Definition
Perpetual means going on forever, or near enough — from the Latin perpetuus, 'continuous'. A perpetual motion machine would never stop; perpetual snows never melt; a perpetual complainer never lets up. The word can describe the genuinely endless or, with a sigh, the merely relentless.
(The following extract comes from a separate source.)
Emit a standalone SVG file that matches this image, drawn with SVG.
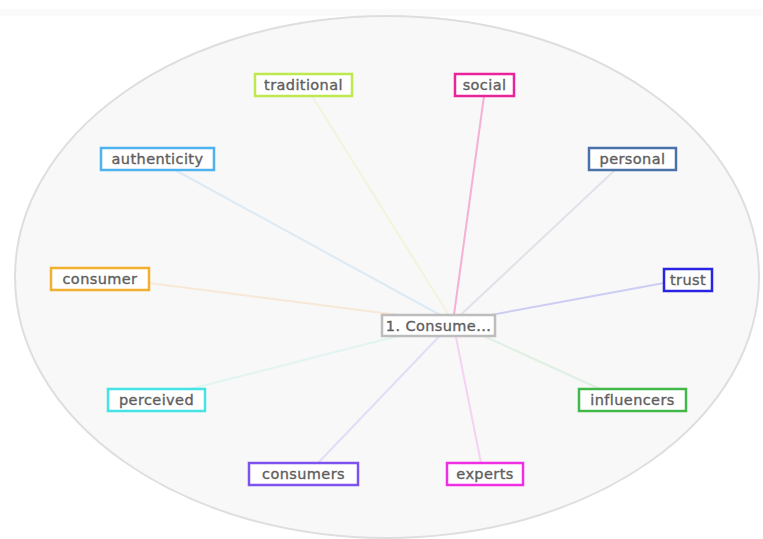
<svg xmlns="http://www.w3.org/2000/svg" width="763" height="539" viewBox="0 0 763 539">
<style>
.bg{fill:#f8f8f8;stroke:#dedede;stroke-width:2}
.e{stroke-width:2;fill:none;opacity:0.3}
.n rect{fill:#fff;stroke-width:2.5}
.n text{font-family:"DejaVu Sans","Liberation Sans",sans-serif;font-size:14.5px;letter-spacing:0.4px;fill:#5e5e5e;stroke:#5e5e5e;stroke-width:0.35;text-anchor:middle;dominant-baseline:central}
</style>
<rect x="0" y="0" width="763" height="539" fill="#ffffff"/>
<rect x="0" y="9" width="763" height="7" fill="#f6f6f6" opacity="0.6"/>
<ellipse class="bg" cx="387" cy="277" rx="372" ry="261"/>
<g id="connectors">
<line class="e" x1="453" y1="322" x2="312" y2="96" stroke="#e2ec9a"/>
<line class="e" x1="453" y1="322" x2="484" y2="96" stroke="#f05aa8" style="opacity:0.45"/>
<line class="e" x1="453" y1="322" x2="175" y2="170" stroke="#9ecbe8"/>
<line class="e" x1="453" y1="322" x2="615" y2="170" stroke="#a6b4c8"/>
<line class="e" x1="453" y1="322" x2="149" y2="283" stroke="#f6c48a"/>
<line class="e" x1="453" y1="322" x2="664" y2="283" stroke="#6a6ae8"/>
<line class="e" x1="453" y1="322" x2="190" y2="389" stroke="#a8eee6"/>
<line class="e" x1="453" y1="322" x2="600" y2="389" stroke="#a8dcae"/>
<line class="e" x1="453" y1="322" x2="318" y2="463" stroke="#b49cf2"/>
<line class="e" x1="453" y1="322" x2="481" y2="463" stroke="#f07ae8"/>
</g>
<g id="n-center" class="n"><rect x="382" y="315" width="113" height="21" stroke="#bdbdbd" stroke-width="2"/><text x="438.5" y="325.5">1. Consume...</text></g>
<g id="n-traditional" class="n"><rect x="255" y="74" width="97" height="22" stroke="#bde84e"/><text x="303.5" y="85">traditional</text></g>
<g id="n-social" class="n"><rect x="455" y="74" width="59" height="22" stroke="#e9239a"/><text x="484.5" y="85">social</text></g>
<g id="n-authenticity" class="n"><rect x="101" y="148" width="113" height="22" stroke="#4db2ee"/><text x="157.5" y="159">authenticity</text></g>
<g id="n-personal" class="n"><rect x="589" y="148" width="87" height="22" stroke="#4a72a8"/><text x="632.5" y="159">personal</text></g>
<g id="n-consumer" class="n"><rect x="51" y="268" width="98" height="22" stroke="#f2ae2e"/><text x="100" y="279">consumer</text></g>
<g id="n-trust" class="n"><rect x="664" y="269" width="48" height="22" stroke="#2a24e0"/><text x="688" y="280">trust</text></g>
<g id="n-perceived" class="n"><rect x="108" y="389" width="97" height="22" stroke="#45e3e6"/><text x="156.5" y="400">perceived</text></g>
<g id="n-influencers" class="n"><rect x="579" y="389" width="107" height="22" stroke="#42b84a"/><text x="632.5" y="400">influencers</text></g>
<g id="n-consumers" class="n"><rect x="249" y="463" width="109" height="22" stroke="#7e52ee"/><text x="303.5" y="474">consumers</text></g>
<g id="n-experts" class="n"><rect x="447" y="463" width="76" height="22" stroke="#f02ee4"/><text x="485" y="474">experts</text></g>
</svg>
Unlike what is ephemeral and gone in a moment, the perpetual refuses to end; it is the state that simply continues to persist, cycle after cycle, with no final beat.
Examples
- The waterfall is in perpetual motion, day and night, year after year.
- He lives in perpetual fear of being found out.
- The committee seems trapped in a perpetual cycle of meetings that decide nothing.
Collocations
perpetual motion·in perpetual fear·a perpetual cycle·perpetual change
Synonyms
constant·ceaseless·incessant·endless·unending
Antonyms
ephemeral·temporary·fleeting
Word family
perpetually (adverb)·perpetuate (verb)·perpetuity (noun)
In TOEFL & IELTS
TOEFL passages use 'perpetual' for natural cycles and 'perpetuate' (to keep something going) for social patterns — 'perpetuate inequality' is a key collocation. In IELTS Writing, 'a perpetual cycle of…' neatly frames a self-renewing problem. Distinguish the verb 'perpetuate' from the adjective 'perpetual', and keep it opposite to 'ephemeral'.